Pruning to Restore the Secret Garden
Fifteen years ago my husband and I purchased a little cottage on the mesa in Inverness. It came with a jungle of overgrown shrubs and trees. There were probably flowers once too, but ivy had smothered anything low-growing. Neighbors told us the garden had once been a showpiece with lots of fine plants. My challenge was to try to restore something of what once was. Armed with lopping shears, a pruning saw and the energy of a new homeowner, I went on attack. I wasn’t sure that anything could be salvaged from the masses of tangled branches and dead or decrepit wood, so I just cut away lopping camellias, rhododendrons, viburnums and philadelphus (mock orange) back to a manageable height of about three or four feet from the ground.
I still have these plants and today they are some of my favorites in the garden. (The original gardener had selected attractive plants.) Over the years of working with these and other plants I’ve learned that pruning is a lot more complex than I first realized. The camellias and rhododendrons were pretty forgiving after my first hack job. I didn’t have any flowers for a couple of years, but the foliage returned in abundance allowing me to begin to shape the plants to better fit in their space. However whacking off philadelphus, viburnum or other multi-stemmed shrubs is the wrong way to go about it. Not only do you not get any flowers, but you get lots of lateral shoots called water sprouts that grow from the site of the pruning cut. These make the plant more tangled and messier than before. The better way with these shrubs is to find the oldest stems and cut these to the ground. While you’re at it you can cut some of the younger stems to the ground, too, until you’ve arrived at the size shrub you want. Then you can go back and trim some of the young stems that are too tall.

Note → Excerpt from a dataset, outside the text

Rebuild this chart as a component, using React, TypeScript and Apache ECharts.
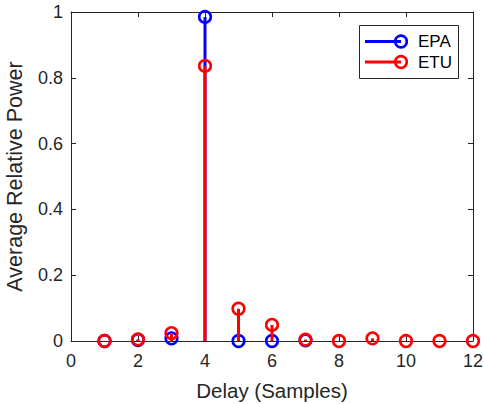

The rhododendrons and camellias have been the most fun because they are so responsive. Now if I want to take off a lot of growth on a rhododendron I look along the bark of the thicker branches to find the tiny buds and cut just above these. If I only want to shape the plant, I cut just above the last whorl of leaves. This also improves the density of the parts that have gotten too leggy.

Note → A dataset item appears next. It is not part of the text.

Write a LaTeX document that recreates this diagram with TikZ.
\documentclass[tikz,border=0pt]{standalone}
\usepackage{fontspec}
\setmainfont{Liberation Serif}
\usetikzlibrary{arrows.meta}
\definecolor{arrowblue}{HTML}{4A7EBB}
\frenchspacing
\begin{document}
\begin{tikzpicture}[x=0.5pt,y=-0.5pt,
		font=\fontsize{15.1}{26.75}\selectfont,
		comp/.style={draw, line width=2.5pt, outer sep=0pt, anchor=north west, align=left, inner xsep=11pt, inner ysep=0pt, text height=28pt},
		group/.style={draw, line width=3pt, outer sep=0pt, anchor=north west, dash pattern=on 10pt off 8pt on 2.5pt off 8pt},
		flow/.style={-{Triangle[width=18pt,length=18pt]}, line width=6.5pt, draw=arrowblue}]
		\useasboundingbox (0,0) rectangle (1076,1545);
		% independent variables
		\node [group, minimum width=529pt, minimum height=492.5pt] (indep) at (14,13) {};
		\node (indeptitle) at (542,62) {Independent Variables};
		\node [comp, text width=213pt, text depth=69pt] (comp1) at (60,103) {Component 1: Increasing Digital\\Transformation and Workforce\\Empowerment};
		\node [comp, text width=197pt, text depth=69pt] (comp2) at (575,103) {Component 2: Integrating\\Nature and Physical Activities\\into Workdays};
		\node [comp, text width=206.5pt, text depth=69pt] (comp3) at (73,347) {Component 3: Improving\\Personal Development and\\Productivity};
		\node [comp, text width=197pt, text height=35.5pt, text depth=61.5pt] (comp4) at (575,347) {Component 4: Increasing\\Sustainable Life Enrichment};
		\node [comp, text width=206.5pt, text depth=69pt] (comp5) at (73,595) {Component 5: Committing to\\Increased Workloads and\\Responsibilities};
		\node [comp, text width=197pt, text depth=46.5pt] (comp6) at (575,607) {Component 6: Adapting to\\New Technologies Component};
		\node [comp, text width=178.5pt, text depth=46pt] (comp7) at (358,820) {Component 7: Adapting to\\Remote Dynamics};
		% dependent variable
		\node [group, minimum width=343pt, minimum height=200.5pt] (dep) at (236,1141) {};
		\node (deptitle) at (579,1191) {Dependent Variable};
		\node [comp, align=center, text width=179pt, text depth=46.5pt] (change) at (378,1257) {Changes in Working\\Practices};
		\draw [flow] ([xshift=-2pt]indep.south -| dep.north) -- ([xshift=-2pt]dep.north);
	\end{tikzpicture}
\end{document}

Camellias tend to get too thick and need to be thinned out. My general rule is to prune from the inside out. Yes, that means getting inside a large camellia and removing all the dead twigs and leaves. Also look for wrong-way branches—ones that point up or hang down—and remove these. Then work from the outside to balance the bush. As you study your plants you may be able to see which branches could be cut off at the trunk and which should just be cut back to a lateral branch. A good image to guide you is to thin a camellia so a bird can fly through it. This allows air and sunlight into the interior.
Pruning guides often suggest pruning after the shrub has flowered and that is good general advice, but now is the time when you can see the shape of the shrub without so many leaves. Pruning now will sacrifice some flowers, but unless you radically cut it back the way I first did, you’ll still have plenty of flowers to enjoy come spring.